Goal: Retype only what runs from the first line of the listing to the line holding "const yName = 'Cumulative survival';", both included. Do not retype the pictures.

::::::

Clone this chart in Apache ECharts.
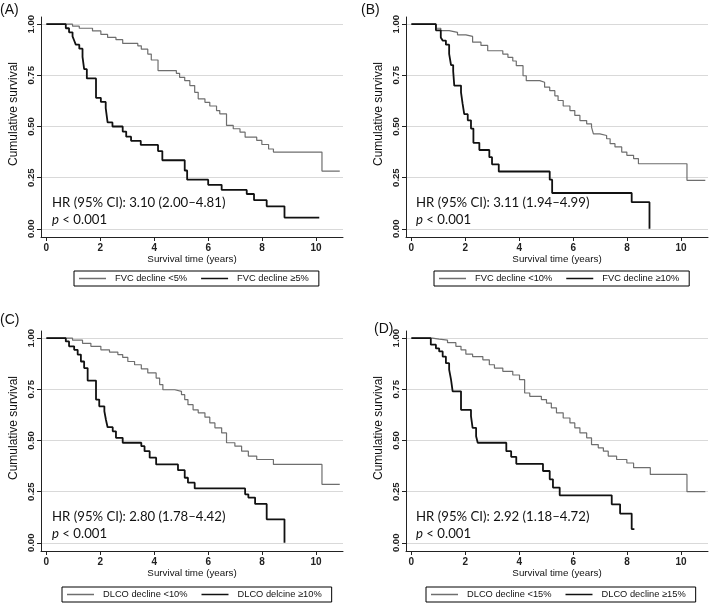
<!DOCTYPE html>
<html><head><meta charset="utf-8">
<script src="https://cdn.jsdelivr.net/npm/echarts@6/dist/echarts.min.js"></script>
<style>html,body{margin:0;padding:0;background:#fff}#c{width:709px;height:605px}</style>
</head><body><div id="c"></div>
<script>
// ---- data ----
const xTicks = [0, 2, 4, 6, 8, 10];
const yTicks = [0, 0.25, 0.5, 0.75, 1];
const panelLabels = ['(A)', '(B)', '(C)', '(D)'];
const hrTexts = [
  'HR (95% CI): 3.10 (2.00\u20134.81)',
  'HR (95% CI): 3.11 (1.94\u20134.99)',
  'HR (95% CI): 2.80 (1.78\u20134.42)',
  'HR (95% CI): 2.92 (1.18\u20134.72)'
];
const pText = '< 0.001';
const namesLow = ['FVC decline <5%', 'FVC decline <10%', 'DLCO decline <10%', 'DLCO decline <15%'];
const namesHigh = ['FVC decline \u22655%', 'FVC decline \u226510%', 'DLCO delcine \u226510%', 'DLCO decline \u226515%'];
const xName = 'Survival time (years)';
const yName = 'Cumulative survival';

const lowA = [[0,1],[0.97,0.99],[1.22,0.98],[1.71,0.967],[2.02,0.95],[2.27,0.935],[2.58,0.924],[2.83,0.906],[3.39,0.894],[3.52,0.878],[3.76,0.854],[3.89,0.825],[4.14,0.773],[4.82,0.76],[4.94,0.74],[5.13,0.724],[5.32,0.70],[5.50,0.667],[5.63,0.635],[5.88,0.618],[6.06,0.60],[6.31,0.578],[6.43,0.562],[6.68,0.505],[6.93,0.489],[7.18,0.472],[7.37,0.448],[7.80,0.432],[7.99,0.412],[8.24,0.39],[8.42,0.375],[10.22,0.282],[10.88,0.282]];
const highA = [[0,1],[0.72,0.98],[0.84,0.96],[0.97,0.94],[1.03,0.92],[1.09,0.90],[1.22,0.88],[1.34,0.84],[1.40,0.78],[1.50,0.735],[1.84,0.64],[2.02,0.62],[2.20,0.59],[2.27,0.52],[2.45,0.50],[2.83,0.475],[2.96,0.45],[3.14,0.43],[3.50,0.41],[4.14,0.38],[4.30,0.335],[5.13,0.285],[5.22,0.24],[6.00,0.215],[6.50,0.19],[7.43,0.17],[7.70,0.14],[8.17,0.11],[8.83,0.055],[10.12,0.055]];
const lowB = [[0,1],[0.91,0.98],[1.09,0.968],[1.40,0.96],[1.71,0.948],[2.02,0.94],[2.27,0.912],[2.58,0.896],[2.83,0.87],[3.39,0.854],[3.58,0.838],[3.76,0.82],[3.89,0.797],[4.14,0.748],[4.26,0.724],[4.76,0.716],[4.94,0.692],[5.13,0.675],[5.32,0.65],[5.44,0.627],[5.63,0.60],[5.88,0.578],[6.06,0.554],[6.25,0.529],[6.50,0.513],[6.68,0.497],[6.75,0.464],[6.99,0.456],[7.24,0.44],[7.37,0.416],[7.55,0.40],[7.80,0.375],[7.99,0.359],[8.24,0.343],[8.42,0.318],[10.22,0.237],[10.90,0.237]];
const highB = [[0,1],[0.91,0.97],[1.09,0.935],[1.16,0.92],[1.28,0.90],[1.40,0.855],[1.47,0.80],[1.55,0.77],[1.59,0.70],[1.84,0.667],[1.90,0.61],[1.96,0.56],[2.09,0.53],[2.21,0.49],[2.30,0.42],[2.52,0.385],[2.89,0.35],[2.99,0.315],[3.24,0.28],[5.13,0.24],[5.22,0.175],[8.17,0.13],[8.83,0.0]];
const lowC = [[0,1],[0.97,0.99],[1.34,0.975],[1.65,0.96],[2.02,0.943],[2.34,0.932],[2.65,0.92],[2.83,0.906],[3.02,0.886],[3.27,0.87],[3.52,0.85],[3.76,0.83],[4.07,0.805],[4.20,0.773],[4.32,0.748],[4.76,0.74],[5.01,0.724],[5.13,0.70],[5.25,0.675],[5.44,0.65],[5.63,0.635],[5.88,0.614],[6.06,0.586],[6.25,0.562],[6.50,0.537],[6.68,0.489],[6.99,0.472],[7.24,0.448],[7.49,0.424],[7.80,0.407],[8.42,0.383],[10.22,0.286],[10.88,0.286]];
const highC = [[0,1],[0.72,0.984],[0.84,0.96],[1.03,0.943],[1.16,0.92],[1.28,0.886],[1.40,0.854],[1.53,0.793],[1.84,0.70],[1.96,0.667],[2.15,0.643],[2.21,0.60],[2.27,0.565],[2.46,0.545],[2.58,0.513],[2.83,0.489],[3.52,0.472],[3.64,0.448],[3.83,0.416],[4.07,0.383],[4.88,0.355],[5.13,0.318],[5.25,0.294],[5.50,0.266],[7.37,0.237],[7.49,0.221],[7.74,0.19],[8.17,0.115],[8.83,0.0]];
const lowD = [[0,1],[0.78,0.995],[1.03,0.99],[1.34,0.978],[1.65,0.96],[1.84,0.943],[2.02,0.922],[2.27,0.91],[2.65,0.894],[2.89,0.87],[3.08,0.854],[3.39,0.838],[3.76,0.82],[4.01,0.797],[4.20,0.732],[4.39,0.716],[4.82,0.70],[5.01,0.683],[5.19,0.659],[5.38,0.635],[5.63,0.61],[5.88,0.586],[6.06,0.562],[6.25,0.537],[6.50,0.513],[6.68,0.48],[6.93,0.464],[7.12,0.448],[7.30,0.424],[7.61,0.407],[7.99,0.39],[8.24,0.367],[8.86,0.334],[10.22,0.25],[10.90,0.25]];
const highD = [[0,1],[0.72,0.968],[0.91,0.95],[1.03,0.935],[1.16,0.91],[1.28,0.878],[1.40,0.846],[1.47,0.797],[1.53,0.74],[1.84,0.65],[2.21,0.619],[2.27,0.562],[2.40,0.521],[2.46,0.489],[3.52,0.448],[3.70,0.42],[3.89,0.386],[4.88,0.351],[5.13,0.31],[5.25,0.27],[5.50,0.232],[7.43,0.188],[7.74,0.143],[8.17,0.067],[8.27,0.067]];

const lowData = [lowA, lowB, lowC, lowD];
const highData = [highA, highB, highC, highD];

// ---- font detection (narrow sans if available) ----
function hasFont(name) {
  const ctx = document.createElement('canvas').getContext('2d');
  const s = 'Survival time abcdefgWM';
  ctx.font = '20px monospace';
  const a = ctx.measureText(s).width;
  ctx.font = '20px "' + name + '", monospace';
  return ctx.measureText(s).width !== a;
}
const narrowName = hasFont('Liberation Sans Narrow') ? 'Liberation Sans Narrow' : (hasFont('Arial Narrow') ? 'Arial Narrow' : null);
const axisFont = narrowName ? '"' + narrowName + '", sans-serif' : '"Liberation Sans", Arial, sans-serif';
const fsSmall = narrowName ? 11 : 9.3;
const fsTick = narrowName ? 11 : 10;
const textFont = 'Lato, "Open Sans", sans-serif';

// ---- layout ----
const gridPos = [
  {left: 41, top: 17}, {left: 406, top: 17},
  {left: 41, top: 331}, {left: 406, top: 331}
];
const legendPos = [
  {left: 74, top: 271}, {left: 434, top: 271},
  {left: 62, top: 587}, {left: 426, top: 587}
];
const labelPos = [[0, 3], [361, 3], [0, 313], [374, 322]];
const hrPos = [[52, 194], [416, 194], [52, 508], [416, 508]];

const grids = [], xAxes = [], yAxes = [], series = [], legends = [], graphics = [];
for (let i = 0; i < 4; i++) {
  grids.push({left: gridPos[i].left, top: gridPos[i].top, width: 302, height: 220, containLabel: false});
  xAxes.push({
    type: 'value', gridIndex: i, min: -0.2, max: 11,
    name: xName, nameLocation: 'middle', nameGap: 17,
    nameTextStyle: {fontFamily: axisFont, fontSize: fsSmall + 0.5, color: '#111'},
    axisLine: {show: true, onZero: false, lineStyle: {color: '#222', width: 1}},
    axisTick: {show: true, length: 4, customValues: xTicks, lineStyle: {color: '#222'}},
    axisLabel: {customValues: xTicks, fontFamily: axisFont, fontSize: fsTick, fontWeight: 'bold', color: '#222', margin: 6},
    splitLine: {show: false}
  });
  yAxes.push({
    type: 'value', gridIndex: i, min: -0.04, max: 1.035,
    name: yName, nameLocation: 'middle', nameGap: 21,
    nameTextStyle: {fontFamily: '"Liberation Sans", Arial, sans-serif', fontSize: 12, color: '#111', padding: [0, 0, 0, 26]},
    axisLine: {show: true, onZero: false, lineStyle: {color: '#222', width: 1}},
    axisTick: {show: true, length: 4, customValues: yTicks, lineStyle: {color: '#222'}},
    axisLabel: {customValues: yTicks, rotate: 90, fontFamily: '"Liberation Sans", Arial, sans-serif', fontSize: 9.5, fontWeight: 'bold', color: '#222', margin: 5,
      formatter: v => v.toFixed(2)},
    splitLine: {show: true, lineStyle: {color: '#d9d9d9', width: 1}}
  });
  series.push({
    name: namesLow[i], type: 'line', xAxisIndex: i, yAxisIndex: i, step: 'end',
    symbol: 'none', data: lowData[i], lineStyle: {color: '#6e6e6e', width: 1.2}, itemStyle: {color: '#6e6e6e'},
    silent: true, animation: false
  });
  series.push({
    name: namesHigh[i], type: 'line', xAxisIndex: i, yAxisIndex: i, step: 'end',
    symbol: 'none', data: highData[i], lineStyle: {color: '#111', width: 1.8}, itemStyle: {color: '#111'},
    silent: true, animation: false
  });
  legends.push({
    data: [namesLow[i], namesHigh[i]], left: legendPos[i].left, top: legendPos[i].top,
    orient: 'horizontal', borderColor: '#000', borderWidth: 1, padding: [3, 10, 3, 5],
    itemGap: 14, itemWidth: 27, itemHeight: 1.5, icon: 'rect', selectedMode: false,
    textStyle: {fontFamily: axisFont, fontSize: fsSmall, color: '#111', padding: [0, 0, 0, 4]}
  });
  graphics.push({type: 'text', left: labelPos[i][0], top: labelPos[i][1],
    style: {text: panelLabels[i], font: '14px "Liberation Sans", Arial, sans-serif', fill: '#111'}});
  graphics.push({type: 'text', left: hrPos[i][0], top: hrPos[i][1],
    style: {text: hrTexts[i] + '\n{i|p} ' + pText, fontFamily: textFont, fontSize: 13.2, lineHeight: 17, fill: '#111',
      rich: {i: {fontStyle: 'italic', fontFamily: textFont, fontSize: 13.2, lineHeight: 17}}}});
}

const chart = echarts.init(document.getElementById('c'), null, {renderer: 'canvas'});
chart.setOption({
  backgroundColor: '#fff', animation: false,
  grid: grids, xAxis: xAxes, yAxis: yAxes, series: series, legend: legends, graphic: graphics
});
</script></body></html>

::::::

Answer for this exercise:
Clone this chart in Apache ECharts.
<!DOCTYPE html>
<html><head><meta charset="utf-8">
<script src="https://cdn.jsdelivr.net/npm/echarts@6/dist/echarts.min.js"></script>
<style>html,body{margin:0;padding:0;background:#fff}#c{width:709px;height:605px}</style>
</head><body><div id="c"></div>
<script>
// ---- data ----
const xTicks = [0, 2, 4, 6, 8, 10];
const yTicks = [0, 0.25, 0.5, 0.75, 1];
const panelLabels = ['(A)', '(B)', '(C)', '(D)'];
const hrTexts = [
  'HR (95% CI): 3.10 (2.00\u20134.81)',
  'HR (95% CI): 3.11 (1.94\u20134.99)',
  'HR (95% CI): 2.80 (1.78\u20134.42)',
  'HR (95% CI): 2.92 (1.18\u20134.72)'
];
const pText = '< 0.001';
const namesLow = ['FVC decline <5%', 'FVC decline <10%', 'DLCO decline <10%', 'DLCO decline <15%'];
const namesHigh = ['FVC decline \u22655%', 'FVC decline \u226510%', 'DLCO delcine \u226510%', 'DLCO decline \u226515%'];
const xName = 'Survival time (years)';
const yName = 'Cumulative survival';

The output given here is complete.